Should Treasury Secretary Paulson and SEC Bail Out Citigroup and Former Secretary Rubin’s SIV Investments?

Current Treasury Secretary Paulson is now encouraging major banks, led by Citigroup, JP Morgan and Bank of America, to establish a financial superfund of perhaps as much as $100 billion to deal with toxic financil derivative products, often called SIV’s. The biggest beneficiary would be the biggest issuer of SIV’s, Citigroup and its Vice Chairman Robert Rubin, often referred to as the godfather of hedge funds in financial circles.

The idea is, well, patenly absurd and would involve banks contributing to the fund which would buy back these SIV’s and ultimately resell them to investors. Perhaps the beauty of this financial scam is its transparency up front.

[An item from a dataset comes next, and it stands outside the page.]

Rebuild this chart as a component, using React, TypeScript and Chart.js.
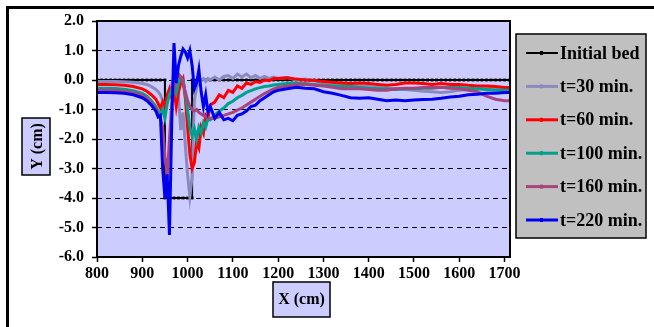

Rubin resigned as Clinton’s Secretary of the Treasury and walked over to Citigroup where he received a $50 million compensation package just for showing up. It now seems somewhat ironic that the current Secretary, Paulson, is now advocating bailing out his predecessor’s firm.

Investors should oppose this bailout bccause it will hurt quality banks and financial firms that play by the rules. A likely reason Citigroup issues so many SIV’s is that they wanted to escape the FASB accounting 115 rule that require banks to mark the market value of their investment portfolios to market on a quarterly basis. This was a great reform put in place by George Bush Sr. that stabilized the banking industry after the S&L crisis by restoring confidence.

The significance of this rule is that if asset write-downs impair capital beyond regulatory limits, regulators can come in and shut down the bank, forcing it to merge its assets with a more stable institution. This has already happened to internet start up Netbank due to losses on its mortgage portfolio and this tough rule is an important part of our free market competitive system.

For comparitive purposes with respect to bailing out Citigroup, who will bail out Etrade if its $22 billion mortgage portfolio is deemed to be worth only 80 cents on the dollar. If forced to take such a write-down due to credit quality issues or simply a rise in long term interest rates of 2 -3 percent, Etrade would clearly be undercapitalized.

Etrade is an institution that issued real loans to real customers, not a cespool of conflicted hedge fund inspired greed issuing massive speculations on subprime mortgages, as was the case with Citigroup. My advice to Treasury Secretary Henry Paulson, SEC Chairman Christopher Cox and Federal Reserve Chairman Bernake is to save those chips for the Etrade and Northern Trust’s, a fine bank, of the world.

Let FASB 115 do its job and stabilize the industry. Sure there will be some loosers, perhaps big ones, yet that comes with the territory of taking such risks.